Mr Scanes touched briefly on personal tragedy as one of the motivators of his belief in what he said was a Labor Party ethic of helping others.
"As it is our official launch, I feel you should all know a little about me and my experiences," Mr Scanes said.
"Today would have been my big sister's 43rd birthday.
"Sadly, 20 years ago, my sister was killed in a car accident, a beautiful mother of three beautiful boys taken too early from her family.
"I have also seen, very recently, Australia robbed of one of my sister's three boys.
"My nephew Christopher was a gentle and loving young man with a beautiful heart.
"Lacking in the confidence and independence that employment provides and suffering the loss of his mother, this young man took his own life just one week ago today.
"Unfortunately, for us his family and for Australia, we will not bear witness to his full potential.
"Like many, I have lost loved ones to cancer, including both my grandfathers, and I have had those close to me fight and overcome it as well, with my younger brother diagnosed only two years ago.
"The father of twin boys and twin girls, he was not going to be defeated.
"It was a fight he could not afford to lose. He faced it square on and he came out on top.
"I have also witnessed the devastation of war, an experience you wish on no-one.
"As a veteran serving 19 years in the Australian Army with deployments across the Middle East, including Afghanistan, I have seen and learnt many things, both about myself and the world.
"My career has been diverse and full of opportunities, for which I am both grateful and proud."
He said his qualities and values included things "within us all."
"My advantage is my wife. I sincerely mean that," he said.

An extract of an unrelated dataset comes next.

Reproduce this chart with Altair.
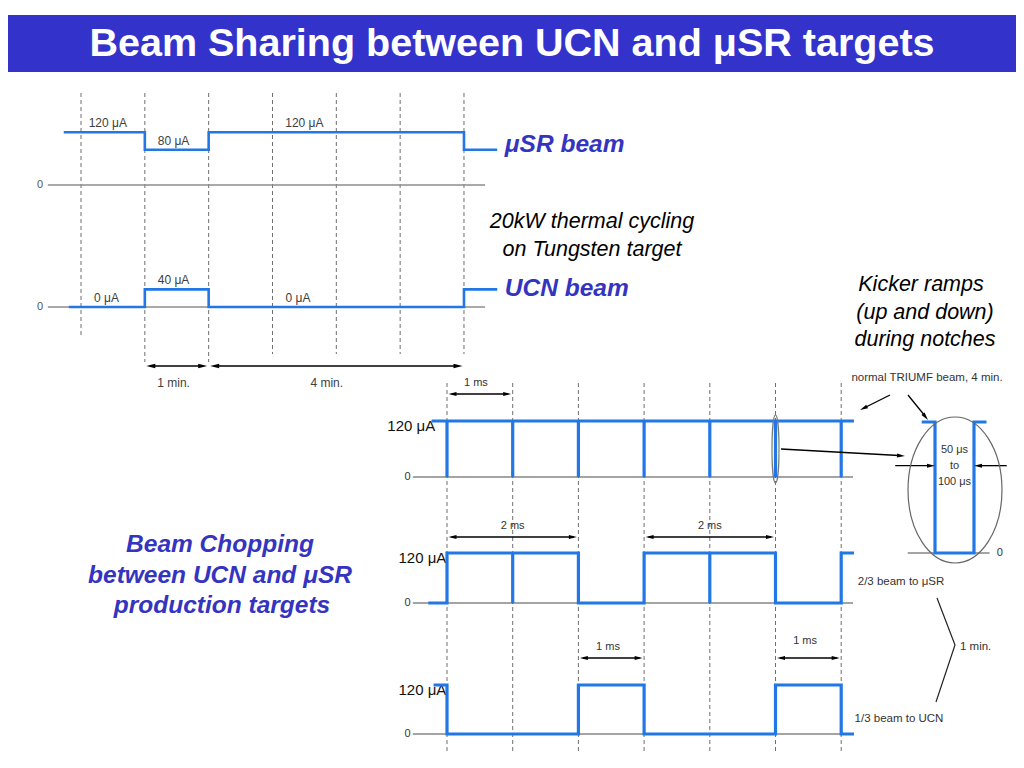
import math
import altair as alt
import pandas as pd

# ---------------------------------------------------------------- data
TITLE = "Beam Sharing between UCN and μSR targets"

# upper timing diagram: time in minutes, beam current in µA
cyc_musr_t = [-0.25, 1, 1, 2, 2, 6, 6, 6.5]
cyc_musr_uA = [120, 120, 80, 80, 120, 120, 80, 80]
cyc_ucn_t = [-0.17, 1, 1, 2, 2, 6, 6, 6.5]
cyc_ucn_uA = [0, 0, 40, 40, 0, 0, 40, 40]
cyc_grid_min = [0, 1, 2, 3, 4, 5, 6]
cyc_axis_min = [-0.52, 6.33]
cyc_label_text = ["120 μA", "80 μA", "120 μA", "0 μA", "40 μA", "0 μA"]
cyc_label_row = ["musr", "musr", "musr", "ucn", "ucn", "ucn"]
cyc_label_t = [0.42, 1.45, 3.5, 0.4, 1.45, 3.4]
cyc_label_uA = [120, 80, 120, 0, 40, 0]
cyc_span_from = [1, 2]
cyc_span_to = [2, 6]
cyc_span_text = ["1 min.", "4 min."]
cyc_span_label_t = [1.45, 3.85]

# lower timing diagrams: time in ms, beam current in µA
chop_grid_ms = [0, 1, 2, 3, 4, 5, 6]
chop_axis_ms = [-0.52, 6.18]
normal_t = [-0.21, 0, 0, 0, 1, 1, 1, 2, 2, 2, 3, 3, 3, 4, 4, 4, 5, 5, 5, 6, 6, 6, 6.17]
normal_uA = [120, 120, 0, 120, 120, 0, 120, 120, 0, 120, 120, 0, 120,
             120, 0, 120, 120, 0, 120, 120, 0, 120, 120]
musr23_t = [-0.26, 0, 0, 1, 1, 1, 2, 2, 3, 3, 4, 4, 4, 5, 5, 6, 6, 6.17]
musr23_uA = [0, 0, 120, 120, 0, 120, 120, 0, 0, 120, 120, 0, 120, 120, 0, 0, 120, 120]
ucn13_t = [-0.18, 0, 0, 2, 2, 3, 3, 5, 5, 6, 6, 6.17]
ucn13_uA = [120, 120, 0, 0, 120, 120, 0, 0, 120, 120, 0, 0]
chop_span_row = ["B", "C", "C", "D", "D"]
chop_span_from = [0, 0, 3, 2, 5]
chop_span_to = [1, 2, 5, 3, 6]
chop_span_text = ["1 ms", "2 ms", "2 ms", "1 ms", "1 ms"]
chop_span_label_t = [0.44, 1.0, 4.0, 2.45, 5.45]
chop_row_labels = ["2/3 beam to μSR", "1/3 beam to UCN"]

# zoom on one notch: time in µs, current in µA
notch_us = [-15, 0, 0, 50, 50, 64]
notch_uA = [120, 120, 0, 0, 120, 120]
notch_axis_us = [-35, 70]
notch_arrow_from = [-51, 92]
notch_arrow_to = [0, 50]
notch_arrow_uA = 80
notch_text = ["50 μs", "to", "100 μs"]
notch_text_uA = [94, 80, 65]

# ---------------------------------------------------------------- layout
W, H = 1008, 746
XS = alt.Scale(domain=[8, 8 + W], range=[0, W], nice=False, zero=False)
YS = alt.Scale(domain=[8, 8 + H], range=[0, H], nice=False, zero=False)

FR = {  # x0, px per time unit, baseline y, px per µA
    "musr": (81.0, 63.83, 185.0, 0.44),
    "ucn": (81.0, 63.83, 307.0, 0.44),
    "B": (447.0, 65.7, 477.0, 56 / 120),
    "C": (447.0, 65.7, 603.0, 50 / 120),
    "D": (447.0, 65.7, 734.0, 49 / 120),
    "Z": (935.0, 0.78, 553.0, 131 / 120),
}


def P(fr, t, v):
    x0, sx, y0, sy = FR[fr]
    return x0 + sx * t, y0 - sy * v


BLUE_LINE = "#2277E6"
BLUE_TEXT = "#3434C0"
BAR = "#3333CC"
FONT = "Liberation Sans"


def xy():
    return dict(x=alt.X("x:Q", scale=XS, axis=None), y=alt.Y("y:Q", scale=YS, axis=None))


def rules(rows, color, width, dash=None):
    df = pd.DataFrame(rows, columns=["x", "y", "x2", "y2"])
    kw = dict(color=color, strokeWidth=width)
    if dash:
        kw["strokeDash"] = dash
    return alt.Chart(df).mark_rule(**kw).encode(
        x2=alt.X2("x2:Q"), y2=alt.Y2("y2:Q"), **xy())


def texts(rows, size, color, weight="normal", style="normal", align="center"):
    df = pd.DataFrame(rows, columns=["x", "y", "text"])
    return alt.Chart(df).mark_text(
        font=FONT, fontSize=size, color=color, fontWeight=weight, fontStyle=style,
        align=align, baseline="middle").encode(text="text:N", **xy())


def wave(fr, ts, vs, g):
    out = []
    for i, (t, v) in enumerate(zip(ts, vs)):
        x, y = P(fr, t, v)
        out.append(dict(x=x, y=y, k=i, g=g))
    return out


def lines(rows, color, width):
    df = pd.DataFrame(rows)
    return alt.Chart(df).mark_line(color=color, strokeWidth=width, strokeJoin="miter",
                                   strokeCap="square").encode(
        order="k:Q", detail="g:N", **xy())


HEAD_PATH = "M 1 0 L -1 -0.5 L -1 0.5 Z"


def head(xt, yt, xf, yf, L):
    dx, dy = xt - xf, yt - yf
    d = math.hypot(dx, dy)
    ux, uy = dx / d, dy / d
    return dict(x=xt - ux * L / 2, y=yt - uy * L / 2,
                ang=math.degrees(math.atan2(dy, dx)) % 360)


def heads(rows, L):
    df = pd.DataFrame(rows)
    return alt.Chart(df).mark_point(shape=HEAD_PATH, filled=True, color="black",
                                    opacity=1, size=L * L, strokeWidth=0).encode(
        angle=alt.Angle("ang:Q", scale=None), **xy())


def ellipse_path(a):
    k = 0.5523
    return (f"M 0 -1 C {k*a:.4f} -1 {a} -{k} {a} 0 C {a} {k} {k*a:.4f} 1 0 1 "
            f"C -{k*a:.4f} 1 -{a} {k} -{a} 0 C -{a} -{k} -{k*a:.4f} -1 0 -1 Z")


def ellipse(cx, cy, rx, ry, color):
    df = pd.DataFrame([dict(x=cx, y=cy)])
    return alt.Chart(df).mark_point(shape=ellipse_path(rx / ry), filled=False, opacity=1,
                                    color=color, strokeWidth=1.2,
                                    size=(2 * ry) ** 2).encode(**xy())


layers = []

# title bar
layers.append(alt.Chart(pd.DataFrame([dict(x=8, x2=8 + W, y=15, y2=72)])).mark_rect(
    color=BAR).encode(x2=alt.X2("x2:Q"), y2=alt.Y2("y2:Q"), **xy()))
layers.append(texts([(512, 44, TITLE)], 39.5, "white", weight="bold"))

# ---- upper diagram
grid_a = []
for t in cyc_grid_min:
    x, _ = P("musr", t, 0)
    bottom = 338 if t == 0 else (362 if t in (1, 2) else 354)
    grid_a.append((x, 93, x, bottom))
layers.append(rules(grid_a, "#6f6f6f", 1, [4, 3]))

axes_a = []
for r in ("musr", "ucn"):
    x1, y1 = P(r, cyc_axis_min[0], 0)
    x2, y2 = P(r, cyc_axis_min[1], 0)
    axes_a.append((x1, y1, x2, y2))
layers.append(rules(axes_a, "#8c8c8c", 1.5))
layers.append(texts([(P(r, -0.64, 0)[0], P(r, -0.64, 0)[1], "0") for r in ("musr", "ucn")],
                    11, "#555555"))

layers.append(lines(wave("musr", cyc_musr_t, cyc_musr_uA, "m") +
                    wave("ucn", cyc_ucn_t, cyc_ucn_uA, "u"), BLUE_LINE, 2.6))

lab_a = []
for s, r, t, v in zip(cyc_label_text, cyc_label_row, cyc_label_t, cyc_label_uA):
    x, y = P(r, t, v)
    lab_a.append((x, y - 9, s))
layers.append(texts(lab_a, 12, "#404040"))

SPAN_Y_A = 366
shaft_a, head_a, span_lab_a = [], [], []
for a, b, s, lt in zip(cyc_span_from, cyc_span_to, cyc_span_text, cyc_span_label_t):
    xa = P("musr", a, 0)[0] + 1.5
    xb = P("musr", b, 0)[0] - 1.5
    shaft_a.append((xa + 4, SPAN_Y_A, xb - 4, SPAN_Y_A))
    head_a.append(head(xb, SPAN_Y_A, xa, SPAN_Y_A, 9))
    head_a.append(head(xa, SPAN_Y_A, xb, SPAN_Y_A, 9))
    span_lab_a.append((P("musr", lt, 0)[0], 383, s))
layers.append(rules(shaft_a, "black", 1.6))
layers.append(heads(head_a, 9))
layers.append(texts(span_lab_a, 12, "#404040"))

# side captions of upper diagram
mx, my = P("musr", 6.64, 90)
ux, uy = P("ucn", 6.64, 40)
layers.append(texts([(mx, my, "μSR beam"), (ux, uy, "UCN beam")], 24.5, BLUE_TEXT,
                    weight="bold", style="italic", align="left"))
layers.append(texts([(592, 222, "20kW thermal cycling"), (592, 250, "on Tungsten target"),
                     (921, 285, "Kicker ramps"), (925, 313, "(up and down)"),
                     (925, 340, "during notches")], 21.5, "black", style="italic"))
layers.append(texts([(220, 545, "Beam Chopping"), (220, 576, "between UCN and μSR"),
                     (222, 606, "production targets")], 24.5, BLUE_TEXT,
                    weight="bold", style="italic"))

# ---- lower diagrams
grid_l = []
for t in chop_grid_ms:
    x, _ = P("B", t, 0)
    grid_l.append((x, 383, x, 755))
layers.append(rules(grid_l, "#6f6f6f", 1, [4, 3]))

axes_l = []
zero_l = []
for r in ("B", "C", "D"):
    x1, y1 = P(r, chop_axis_ms[0], 0)
    x2, y2 = P(r, chop_axis_ms[1], 0)
    axes_l.append((x1, y1, x2, y2))
    zx, zy = P(r, -0.6, 0)
    zero_l.append((zx, zy, "0"))
zx1, zy1 = P("Z", notch_axis_us[0], 0)
zx2, zy2 = P("Z", notch_axis_us[1], 0)
axes_l.append((zx1, zy1, zx2, zy2))
zero_l.append((P("Z", 83, 0)[0], zy1, "0"))
layers.append(rules(axes_l, "#4a4a4a", 1.1))
layers.append(texts(zero_l, 11, "#333333"))

ua = []
for r, t in (("B", -0.18), ("C", -0.01), ("D", -0.01)):
    x, y = P(r, t, 120)
    ua.append((x, y + 5, "120 μA"))
layers.append(texts(ua, 15, "#111111", align="right"))

layers.append(lines(wave("B", normal_t, normal_uA, "b") +
                    wave("C", musr23_t, musr23_uA, "c") +
                    wave("D", ucn13_t, ucn13_uA, "d") +
                    wave("Z", notch_us, notch_uA, "z"), BLUE_LINE, 3.2))

ARROW_UP = {"B": 27, "C": 16, "D": 27}
shaft_l, head_l, span_lab_l = [], [], []
lab_up = [38, 27, 27, 38, 44]
for r, a, b, s, lt, lu in zip(chop_span_row, chop_span_from, chop_span_to,
                              chop_span_text, chop_span_label_t, lab_up):
    xa, y120 = P(r, a, 120)
    xb, _ = P(r, b, 120)
    y = y120 - ARROW_UP[r]
    xa += 1.5
    xb -= 1.5
    shaft_l.append((xa + 3, y, xb - 3, y))
    head_l.append(head(xb, y, xa, y, 8))
    head_l.append(head(xa, y, xb, y, 8))
    span_lab_l.append((P(r, lt, 0)[0], y120 - lu, s))

# notch-width arrows in the zoom
for a, b in zip(notch_arrow_from, notch_arrow_to):
    xa, y = P("Z", a, notch_arrow_uA)
    xb, _ = P("Z", b, notch_arrow_uA)
    shaft_l.append((xa, y, xb - (4 if xb > xa else -4), y))
    head_l.append(head(xb, y, xa, y, 8))

# callouts (page coordinates)
call_lines = [(781, 449, 899, 455.5), (890, 395, 864, 408), (908, 395, 925, 416)]
layers.append(rules(shaft_l + call_lines, "black", 1.3))
head_l.append(head(905, 456, 781, 449, 8))
head_l.append(head(860, 410, 890, 395, 8))
head_l.append(head(928, 420, 908, 395, 8))
layers.append(heads(head_l, 8))
layers.append(texts(span_lab_l, 11, "#333333"))

nt = []
for s, v in zip(notch_text, notch_text_uA):
    x, y = P("Z", 25, v)
    nt.append((x, y, s))
layers.append(texts(nt, 11, "#333333"))

# bracket ">" grouping both chopped diagrams
bracket = [dict(x=937, y=598, k=0, g="br"), dict(x=955, y=645, k=1, g="br"),
           dict(x=936, y=702, k=2, g="br")]
layers.append(alt.Chart(pd.DataFrame(bracket)).mark_line(color="#222222", strokeWidth=1.2).encode(
    order="k:Q", detail="g:N", **xy()))

layers.append(texts([(927, 378, "normal TRIUMF beam, 4 min."),
                     (901, 582, chop_row_labels[0]),
                     (899, 719, chop_row_labels[1])], 11.5, "#333333"))
layers.append(texts([(960, 647, "1 min.")], 11.5, "#333333", align="left"))

# ellipses
layers.append(ellipse(955, 490, 47, 73, "#666666"))
bx, by = P("B", 5, 60)
layers.append(ellipse(bx, by, 3.5, 34, "#777777"))

chart = alt.layer(*layers).properties(
    width=W, height=H, padding=0,
    autosize=alt.AutoSizeParams(type="none"),
).configure_view(stroke=None)

chart.save("out.html", embed_options={"renderer": "svg", "actions": False})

"I remember her courage during the difficult birth of our first-born son, Kingston and her strength to manage the home front with two small children while I was in Afghanistan.
"Her faith, support and confidence in me and everything that I do... I would not be where I am today without her."
He said he had seen "some poor examples of leaders" and "some great ones."
He said his belief in a "fair go" meant he felt a need to make sure the less fortunate were not exploited.
These values, hard earned throughout history, were deeply entrenched in our society, but were at risk.He said he would work for "an Australia where a person's level of education and wealth does not necessarily earn them status or respect, an Australia where compassion for others is considered a strength not a weakness.
"Australians deserve great leadership," he said.
"When you place a person in a position of great responsibility that lacks the qualities of genuine leadership, the result is exactly what we have in Australia today - confusion, chaos and division.
"The only tool readily available for a Government that lacks leadership or a sustainable plan for the future is fear and smear campaigns.
"These tactics are deliberately employed to distract and mislead the public," he said.
"You see character assassinations rather than action, fighting among teams, squabbles over leadership and you receive promises without conviction.
"Australians want more than words, they want action, stability and cohesion.
"As we sit at record national debt, our regional areas are struggling, wages are stagnant, job opportunities in region areas continue to decline while our hospitals and schools continue to have their funding cut, our pensioners are made to feel like a burden and our farmers are put last behind the profits of big banks and multinationals..
"The difference (with a Labor Government) was made very clear in Bill Shorten's Budget reply - bigger tax relief for low-middle earners, closing tax loopholes and re-investing in health and education, a plan to tackle unemployment and support small businesses while ensuring that primary producers are a priority," he said.
"Apart from leadership, the people of Wide Bay are missing opportunity, for good health, a good education and a secure job," he said.